Short task: Write out the material exactly, leaving every picture behind.

Available data:
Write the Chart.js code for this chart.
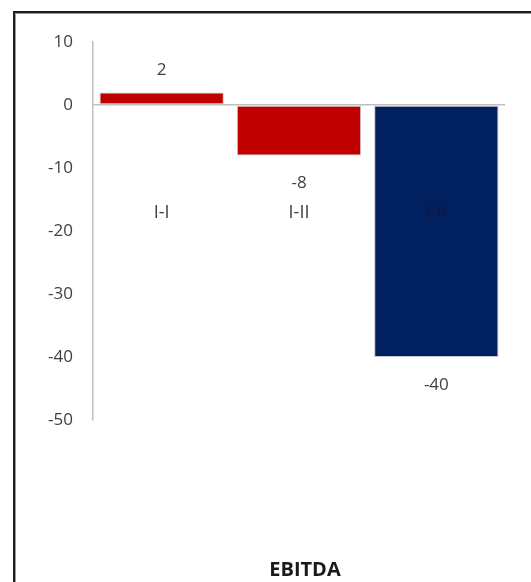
<!DOCTYPE html>
<html>
<head>
<meta charset="utf-8">
<script src="https://cdn.jsdelivr.net/npm/chart.js@4"></script>
<style>
  html, body { margin: 0; padding: 0; background: #fff; overflow: hidden; }
  #wrap { position: relative; width: 531px; height: 582px; }
  #c { position: absolute; left: 0; top: 0; }
  #frame {
    position: absolute; left: 13px; top: 11px; width: 600px; height: 700px;
    border: 2px solid #1c1c1c; box-shadow: inset 1px 1px 0 #9a9a9a, 1px 1px 0 #9a9a9a;
    pointer-events: none;
  }
</style>
</head>
<body>
<div id="wrap">
  <canvas id="c" width="531" height="582"></canvas>
  <div id="frame"></div>
</div>
<script>
const categories = ["I-I", "I-II", "I-II"];
const values = [2, -8, -40];
const barColors = ["#C00000", "#C00000", "#002060"];
const yTicks = [10, 0, -10, -20, -30, -40, -50];
const chartTitle = "EBITDA";

const FONT = "'Open Sans', 'Liberation Sans', sans-serif";
const TEXT = "#404040";

const labelPlugin = {
  id: 'labels',
  afterDatasetsDraw(chart) {
    const ctx = chart.ctx;
    const meta = chart.getDatasetMeta(0);
    const ys = chart.scales.y;
    ctx.save();
    ctx.textAlign = 'center';
    ctx.textBaseline = 'middle';
    meta.data.forEach((el, i) => {
      const v = values[i];
      ctx.font = "17px " + FONT;
      ctx.fillStyle = TEXT;
      const y = v >= 0 ? el.y - 22 : el.y + 28;
      ctx.fillText(String(v), el.x, y);
      // category labels drawn inside plot, below the zero line
      ctx.font = "18px " + FONT;
      ctx.fillStyle = i === 2 ? "#10163a" : TEXT;
      ctx.fillText(categories[i], el.x, ys.getPixelForValue(-17.2));
    });
    // title
    const ca = chart.chartArea;
    ctx.font = "bold 20px " + FONT;
    ctx.fillStyle = "#1a1a1a";
    ctx.fillText(chartTitle, (ca.left + ca.right) / 2 + 6, 570);
    ctx.restore();
  }
};

new Chart(document.getElementById('c'), {
  type: 'bar',
  data: {
    labels: categories,
    datasets: [{
      data: values,
      backgroundColor: barColors,
      borderColor: "#c8c8c8",
      borderWidth: 1,
      borderSkipped: false,
      barPercentage: 0.905,
      categoryPercentage: 1.0
    }]
  },
  options: {
    responsive: false,
    animation: false,
    layout: { padding: { left: 0, top: 42, right: 26, bottom: 162 } },
    plugins: { legend: { display: false }, tooltip: { enabled: false }, title: { display: false } },
    scales: {
      x: { display: false },
      y: {
        min: -50, max: 10,
        afterFit(scale) { scale.width = 93; },
        afterBuildTicks(scale) { scale.ticks = yTicks.map(v => ({ value: v })); },
        ticks: { color: "#404040", font: { family: FONT, size: 17 }, padding: 20 },
        grid: {
          drawTicks: false,
          color: ctx => (ctx.tick && ctx.tick.value === 0) ? "#bfbfbf" : "rgba(0,0,0,0)",
          lineWidth: 1.5
        },
        border: { display: true, color: "#bfbfbf", width: 1.5 }
      }
    }
  },
  plugins: [labelPlugin]
});
</script>
</body>
</html>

Exercise answer:
Write the Chart.js code for this chart.
<!DOCTYPE html>
<html>
<head>
<meta charset="utf-8">
<script src="https://cdn.jsdelivr.net/npm/chart.js@4"></script>
<style>
  html, body { margin: 0; padding: 0; background: #fff; overflow: hidden; }
  #wrap { position: relative; width: 531px; height: 582px; }
  #c { position: absolute; left: 0; top: 0; }
  #frame {
    position: absolute; left: 13px; top: 11px; width: 600px; height: 700px;
    border: 2px solid #1c1c1c; box-shadow: inset 1px 1px 0 #9a9a9a, 1px 1px 0 #9a9a9a;
    pointer-events: none;
  }
</style>
</head>
<body>
<div id="wrap">
  <canvas id="c" width="531" height="582"></canvas>
  <div id="frame"></div>
</div>
<script>
const categories = ["I-I", "I-II", "I-II"];
const values = [2, -8, -40];
const barColors = ["#C00000", "#C00000", "#002060"];
const yTicks = [10, 0, -10, -20, -30, -40, -50];
const chartTitle = "EBITDA";

const FONT = "'Open Sans', 'Liberation Sans', sans-serif";
const TEXT = "#404040";

const labelPlugin = {
  id: 'labels',
  afterDatasetsDraw(chart) {
    const ctx = chart.ctx;
    const meta = chart.getDatasetMeta(0);
    const ys = chart.scales.y;
    ctx.save();
    ctx.textAlign = 'center';
    ctx.textBaseline = 'middle';
    meta.data.forEach((el, i) => {
      const v = values[i];
      ctx.font = "17px " + FONT;
      ctx.fillStyle = TEXT;
      const y = v >= 0 ? el.y - 22 : el.y + 28;
      ctx.fillText(String(v), el.x, y);
      // category labels drawn inside plot, below the zero line
      ctx.font = "18px " + FONT;
      ctx.fillStyle = i === 2 ? "#10163a" : TEXT;
      ctx.fillText(categories[i], el.x, ys.getPixelForValue(-17.2));
    });
    // title
    const ca = chart.chartArea;
    ctx.font = "bold 20px " + FONT;
    ctx.fillStyle = "#1a1a1a";
    ctx.fillText(chartTitle, (ca.left + ca.right) / 2 + 6, 570);
    ctx.restore();
  }
};

new Chart(document.getElementById('c'), {
  type: 'bar',
  data: {
    labels: categories,
    datasets: [{
      data: values,
      backgroundColor: barColors,
      borderColor: "#c8c8c8",
      borderWidth: 1,
      borderSkipped: false,
      barPercentage: 0.905,
      categoryPercentage: 1.0
    }]
  },
  options: {
    responsive: false,
    animation: false,
    layout: { padding: { left: 0, top: 42, right: 26, bottom: 162 } },
    plugins: { legend: { display: false }, tooltip: { enabled: false }, title: { display: false } },
    scales: {
      x: { display: false },
      y: {
        min: -50, max: 10,
        afterFit(scale) { scale.width = 93; },
        afterBuildTicks(scale) { scale.ticks = yTicks.map(v => ({ value: v })); },
        ticks: { color: "#404040", font: { family: FONT, size: 17 }, padding: 20 },
        grid: {
          drawTicks: false,
          color: ctx => (ctx.tick && ctx.tick.value === 0) ? "#bfbfbf" : "rgba(0,0,0,0)",
          lineWidth: 1.5
        },
        border: { display: true, color: "#bfbfbf", width: 1.5 }
      }
    }
  },
  plugins: [labelPlugin]
});
</script>
</body>
</html>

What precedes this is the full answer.